Ante una clamorosamente fallida gestión política, la receta recurrente es la ya conocida: “que se aparten y dejen a los expertos”, algo que suele recibir grandes aplausos en todo tipo de foros y redes sociales. Lo cual alienta, consciente o inconscientemente, el deterioro de la democracia para dejarla en manos de los sectores que siempre han preferido las vías tecnocráticas para ejercer el poder en beneficio propio. Los primeros responsables, por supuesto, son los propios partidos políticos, que elevan a menudo a la condición de candidato o candidata a un puesto de responsabilidad a personajes cuyo principal rasgo no es tanto una vasta ignorancia como una ausencia total de principios. Los segundos, nosotros, los votantes, capaces por puro sectarismo de apoyar a individuos o individuas cuya falta de idoneidad para el servicio público ya era conocida antes de que su foto apareciera en un cartel. (Es el caso de Ayuso: ver aquí). Y los terceros (en el orden que ustedes quieran), otro 'nosotros', los medios y periodistas, que debemos cumplir con mayor autoexigencia la obligación de vigilar y denunciar la ineptitud en la gestión de lo público. (No podrán hacerlo quienes subsistan precisamente del favor de instituciones o partidos, y no de sus lectores).

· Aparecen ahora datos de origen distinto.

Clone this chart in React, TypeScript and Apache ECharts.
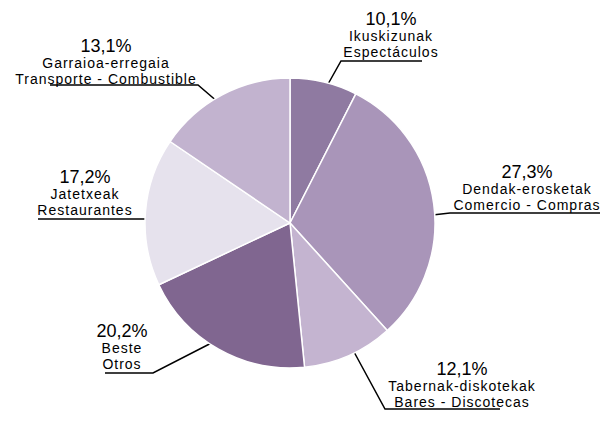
import React, { useEffect, useRef } from "react";
import * as echarts from "echarts";

const namesEu = ["Ikuskizunak", "Dendak-erosketak", "Tabernak-diskotekak", "Beste", "Jatetxeak", "Garraioa-erregaia"];
const namesEs = ["Espectáculos", "Comercio - Compras", "Bares - Discotecas", "Otros", "Restaurantes", "Transporte - Combustible"];
const percentLabels = ["10,1%", "27,3%", "12,1%", "20,2%", "17,2%", "13,1%"];
const sliceValues = [7.5, 30.8, 10.1, 19.6, 16.5, 15.5];
const sliceColors = ["#8f7aa1", "#a995b9", "#c4b4d0", "#806690", "#e6e2ed", "#c2b3cf"];

// label placement (layout only): text centre x, text bottom y, leader polyline
const labelLayouts = [
  { cx: 391, bottom: 60, pts: [[323, 93], [341, 61], [422, 61]] },
  { cx: 527, bottom: 213, pts: [[415, 217], [450, 213], [600, 213]] },
  { cx: 462, bottom: 410, pts: [[347, 339], [385, 409], [500, 409]] },
  { cx: 122, bottom: 372, pts: [[227, 335], [153, 373], [105, 373]] },
  { cx: 85, bottom: 218, pts: [[168, 219], [100, 219], [38, 219]] },
  { cx: 106, bottom: 87, pts: [[233, 115], [198, 85], [50, 85]] },
];

const FONT = "Liberation Sans, Arial, sans-serif";

export default function App() {
  const ref = useRef<HTMLDivElement>(null);
  useEffect(() => {
    document.body.style.margin = "0";
    const chart = echarts.init(ref.current!, undefined, { renderer: "svg" });
    const data = sliceValues.map((v, i) => ({
      value: v,
      name: namesEu[i],
      itemStyle: { color: sliceColors[i] },
      label: {
        formatter: `{p|${percentLabels[i]}}\n{n|${namesEu[i]}}\n{n|${namesEs[i]}}`,
      },
    }));
    chart.setOption({
      animation: false,
      backgroundColor: "#ffffff",
      series: [
        {
          type: "pie",
          center: [290, 223],
          radius: 145,
          startAngle: 90,
          clockwise: true,
          avoidLabelOverlap: false,
          data,
          itemStyle: { borderColor: "#ffffff", borderWidth: 1.5 },
          emphasis: { disabled: true },
          label: {
            show: true,
            position: "outside",
            fontFamily: FONT,
            color: "#000",
            align: "center",
            rich: {
              p: { fontSize: 18, lineHeight: 19, color: "#000", fontFamily: FONT, align: "center" },
              n: { fontSize: 14, lineHeight: 16, color: "#000", fontFamily: FONT, align: "center" },
            },
          },
          labelLine: { show: true, lineStyle: { color: "#000", width: 1.5 } },
          labelLayout: (params: any) => {
            const l = labelLayouts[params.dataIndex];
            return {
              x: l.cx,
              y: l.bottom,
              align: "center",
              verticalAlign: "bottom",
              labelLinePoints: l.pts,
            };
          },
        },
      ],
    });
    return () => chart.dispose();
  }, []);
  return (
    <>
      <style>{"#pie-chart svg text[style*='14px']{letter-spacing:1px}"}</style>
      <div id="pie-chart" ref={ref} style={{ width: 616, height: 435 }} />
    </>
  );
}
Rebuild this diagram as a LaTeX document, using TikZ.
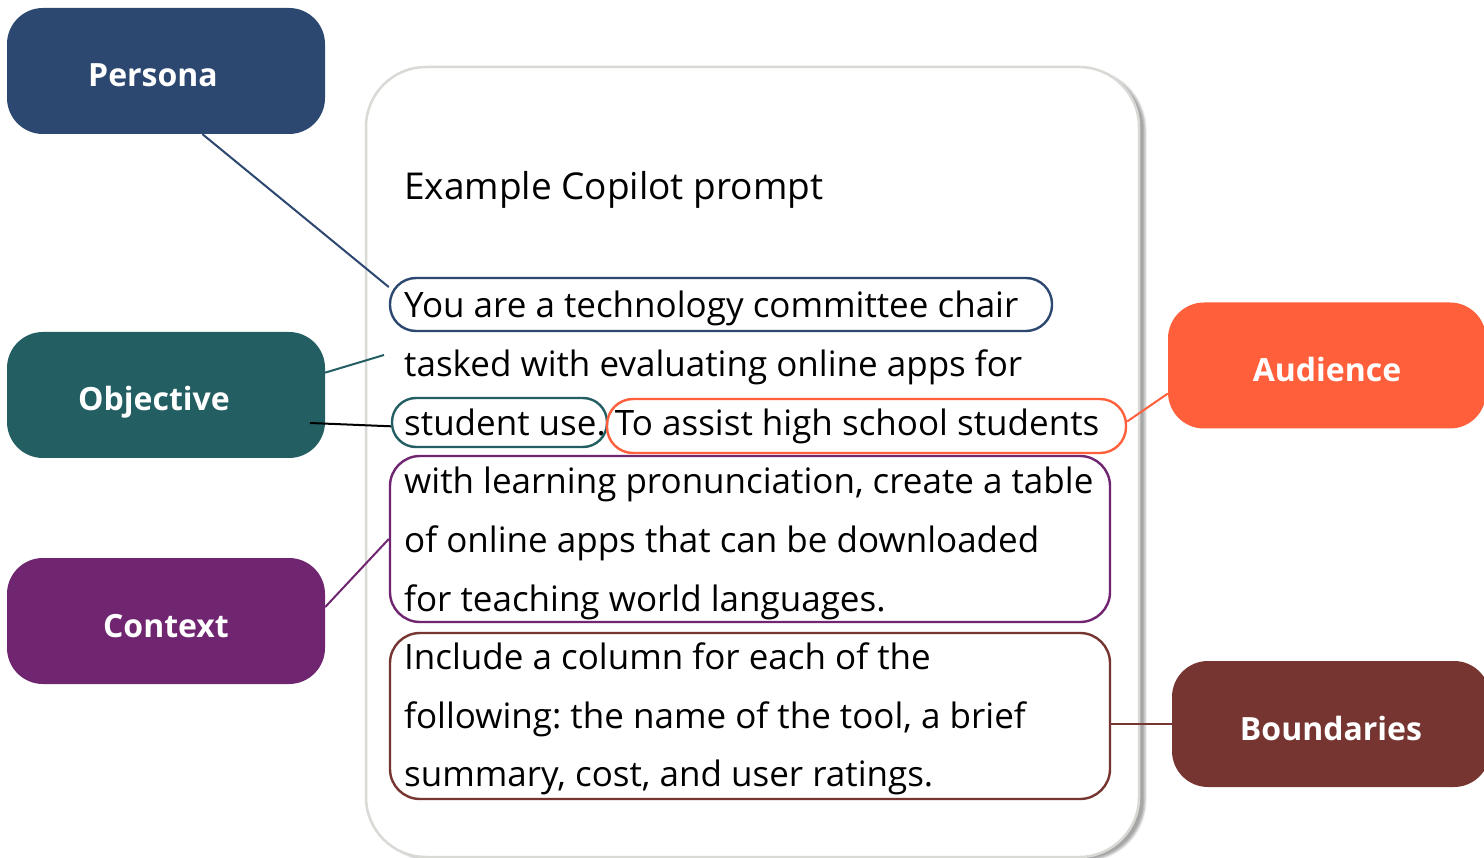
\documentclass[tikz,border=0pt]{standalone}
\usepackage{fontspec}
\setmainfont{Open Sans}
\usetikzlibrary{positioning,shadows.blur}

\definecolor{personablue}{HTML}{2C4770}
\definecolor{objteal}{HTML}{235E62}
\definecolor{ctxpurple}{HTML}{6F256F}
\definecolor{audorange}{HTML}{FF5F3B}
\definecolor{bndbrown}{HTML}{763531}
\definecolor{cardgray}{HTML}{D9D9D6}

\tikzset{
  tag/.style={rounded corners=36pt, minimum width=318pt, minimum height=126pt,
    inner sep=0pt, text height=32pt, text depth=0pt, text=white,
    font=\fontsize{32}{38}\selectfont\bfseries},
  hilite/.style={line width=2.4pt, rounded corners=26pt, inner sep=0pt},
  prompt/.style={anchor=base west, inner sep=0pt, font=\fontsize{35}{42}\selectfont\frenchspacing},
  link/.style={line width=2pt}
}

\begin{document}
\begin{tikzpicture}[x=1pt, y=-1pt]
  \useasboundingbox (0,0) rectangle (1484,858);

  % prompt card
  \draw[cardgray, line width=2.5pt, fill=white, rounded corners=60pt,
    blur shadow={shadow xshift=6pt, shadow yshift=-3pt, shadow opacity=35}]
    (366,67) rectangle (1139,857);

  \node[prompt, font=\fontsize{37}{44}\selectfont] (title) at (404,200) {Example Copilot prompt};
  \foreach \txt [count=\i from 0] in {
      {You are a technology committee chair},
      {tasked with evaluating online apps for},
      {student use. To assist high school students},
      {with learning pronunciation, create a table},
      {of online apps that can be downloaded},
      {for teaching world languages.},
      {Include a column for each of the},
      {following: the name of the tool, a brief},
      {summary, cost, and user ratings.}}
    \node[prompt] (line\i) at (404,318+58.6*\i) {\txt};

  % outlines round the parts of the prompt
  \node[hilite, draw=personablue, minimum width=662pt, minimum height=53pt] (you) at (721,304.5) {};
  \node[hilite, draw=objteal, minimum width=215pt, minimum height=49pt, rounded corners=24pt] (student) at (499.5,422.5) {};
  \node[hilite, draw=audorange, minimum width=519pt, minimum height=54pt] (assist) at (866.5,426) {};
  \node[hilite, draw=ctxpurple, minimum width=720pt, minimum height=166pt, rounded corners=30pt] (table) at (750,539) {};
  \node[hilite, draw=bndbrown, minimum width=720pt, minimum height=166pt, rounded corners=30pt] (column) at (750,716) {};

  % tags
  \node[tag, fill=personablue] (persona) at (166,71) {\hspace*{-26pt}Persona};
  \node[tag, fill=objteal] (objective) at (166,395) {\hspace*{-24pt}Objective};
  \node[tag, fill=ctxpurple] (context) at (166,621) {Context};
  \node[tag, fill=audorange] (audience) at (1327,365.5) {Audience};
  \node[tag, fill=bndbrown] (boundaries) at (1331,724) {Boundaries};

  \coordinate (objfree) at (384,355);
  \coordinate (objin) at (310,423);

  % connectors
  \draw[link, personablue] (persona.-60) -- (you.177);
  \draw[link, objteal] (objective.8) -- (objfree);
  \draw[link, black] (objin) -- (student.182);
  \draw[link, audorange] (assist.1) -- (audience.190);
  \draw[link, ctxpurple] (context.5) -- (table.west);
  \draw[link, bndbrown] (column.east |- boundaries.west) -- (boundaries.west);
\end{tikzpicture}
\end{document}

A los malos políticos, en democracia, hay que sustituirlos por buenos políticos, que no tienen que ser expertos, sino decentes. Ernest Lluch, padre de la Ley General de Sanidad, no era experto en salud pública, ni epidemiólogo ni cirujano. Era catedrático de Economía, pero hubiera impulsado ese proyecto aunque su formación hubiera sido cualquier otra. Porque concebía la universalización de la atención sanitaria como un mimbre fundamental del Estado de bienestar, como un avance clave hacia la igualdad de derechos.

Un buen político en democracia no tiene por qué ser sabio, sino respetuoso con lo que significa el servicio público y con los intereses de la ciudadanía, y coherente con los compromisos adquiridos con sus votantes. Lo cual incluye, por supuesto, la obligación de asesorarse lo mejor posible, con los técnicos de los que la propia Administración dispone y con la aportación de especialistas en las materias correspondientes. Ya hemos escrito aquí que es necesaria, incluso imprescindible, esa auditoría que reclaman veinte ilustres científicos sobre la gestión de la pandemia a todos los niveles de gobierno, y que debe servir para no repetir errores, más que para buscar culpables (ver aquí). Y aún más conveniente sería recuperar e impulsar órganos de evaluación de políticas públicas que permitan calibrar la eficacia o ineficacia del uso de los recursos (ver aquí).

¿Viva el expertismo? Cuerpo a tierra. Ser experto no es incompatible con la indecencia, o con una vanidad cegadora y sectaria, o con la prioridad personal de un interés crematístico. Detrás de cada teoría conspiranoica suele haber algún supuesto “experto”. La democracia mejora si cada decisión se basa en el conocimiento, empezando por las decisiones que tomamos los votantes.

P.D. Si aún no lo han visto, no se pierdan en Netflix el documental El dilema de las redes sociales, dirigido por Jeff Orlowski. Verdaderos “expertos”, ingenieros muy cualificados, denuncian la amenaza que suponen para la democracia, la convivencia y hasta para la salud psíquica del ser humano las herramientas tecnológicas que ellos mismos crearon.